Bagaimanapun, kata Lousto, ini merupakan masalah yang rumit. Sebab analisa seperti ini musti dilakukan oleh sebuah superkomputer. “Kami memerlukan resource superkomputer yang sangat besar.”
Untuk analisa yang paling mutakhir saja, Lousto dan kawan-kawannya menggunakan superkomputer di Texas Advanced Computing Center yang menggunakan 70 ribu unit prosesor.

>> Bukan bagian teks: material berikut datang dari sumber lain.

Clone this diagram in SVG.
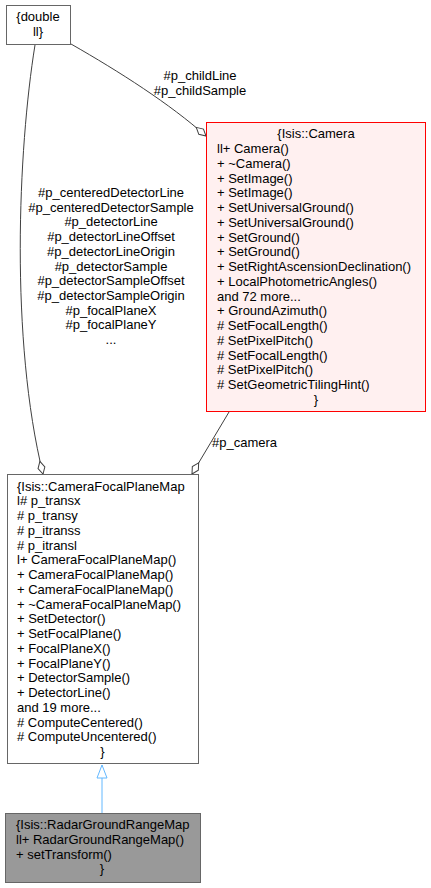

Simulasi itupun baru bisa diselesaikan setelah hampir 3 bulan.
Menurut rekan peneliti Lousto, Yosef Zlochower, simulasi lubang hitam kanibal ini bisa dibilang sangat penting, karena ini bisa menjembatani kesenjangan dua pendekatan riset yang sangat berbeda.
Yang pertama yang mulai melakukan pendekatan tubrukan dua lubang hitam yang berukuran sama, yang kedua, yang melakukan pendekatan tabrakan antara dua lubang hitam yang berukuran 1000:1. Hasil penelitian Lousto dan Zlochower telah didaftarkan untuk dipublikasikan pada journal Physical Review Letters.
Peristiwa saling memangsanya dua lubang hitam, bisa dideteksi dari gelombang gravitasi yang sangat intens. AS memiliki dua instrumen yang berusaha mendeteksi gelombang gravitasi tersebut, yakni melalui Laser Interferometer Gravitational Wave Observatory (LIGO) yang berbasis di bumi, serta Laser Interferometer Space Antenne (LISA) yang dijalankan oleh NASA.